İlk kitabı 'Strolling Through Istanbul: A guide to the city' 1972’de yayımlandı. Bugün bile İstanbul’u anlatan en önemli rehber kitapların başını çeken eseri ve 'John Freely's Istanbul', 'İstanbul'un Bizans Anıtları', 'Osmanlı Sarayı', The Prince Isles', 'Cem Sultan', 'Galata, Pera, Beyoğlu: Bir Biyografi' modern bir Evliya Çelebi olan Freely’in yazdığı 50’den fazla kitaptan sadece birkaçı...
 
 
"Âşık Veysel ile tanıştım"
 
Sadece dünyaya değil Türkiye tarihinin önemli bir bölümüne de tanıklık eden Freely, Robert Kolej'de öğretmenlik yaptığı sırada büyük halk ozanı Âşık Veysel ile de tanıştığını, Boğaziçi Üniversitesi'ne 2015 yılında verdiği bir röportajda şöyle aktarıyordu: "Robert Kolej ve devamında Boğaziçi Üniversitesi’nden çok değerli düşün ve sanat insanları yetişti.
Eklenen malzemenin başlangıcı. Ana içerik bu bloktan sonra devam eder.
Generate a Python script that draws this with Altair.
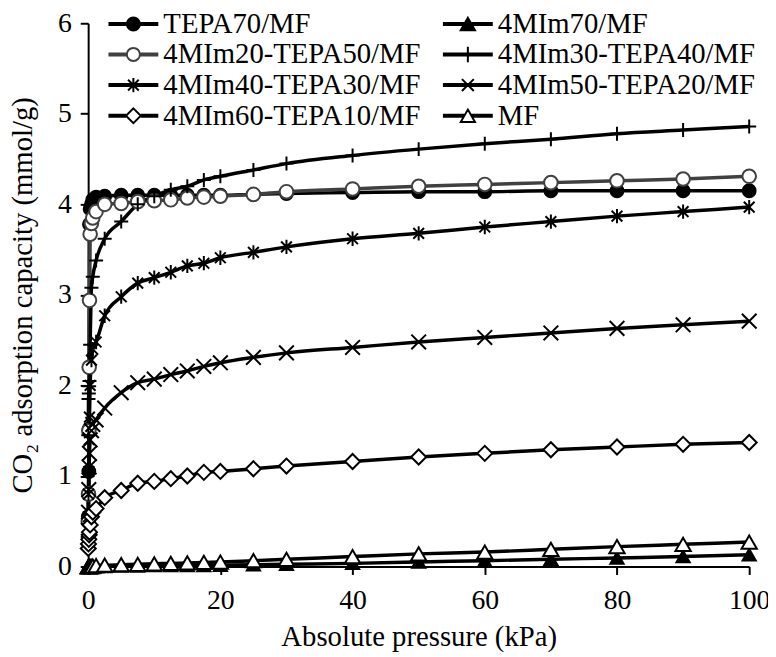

Sıradışı öğrencilerimiz vardı. O yıllarda okul adeta şehrin en önemli kültür merkeziydi. Tiyatrolar gelir, konserler verilirdi. 1962 senesinde okula Âşık Veysel geldi ve bir konser verdi. 'Kara Toprak’ı çalarken oditoryumda oturacak yer kalmamıştı. Ben de oradaydım ve Veysel ile tanıştım."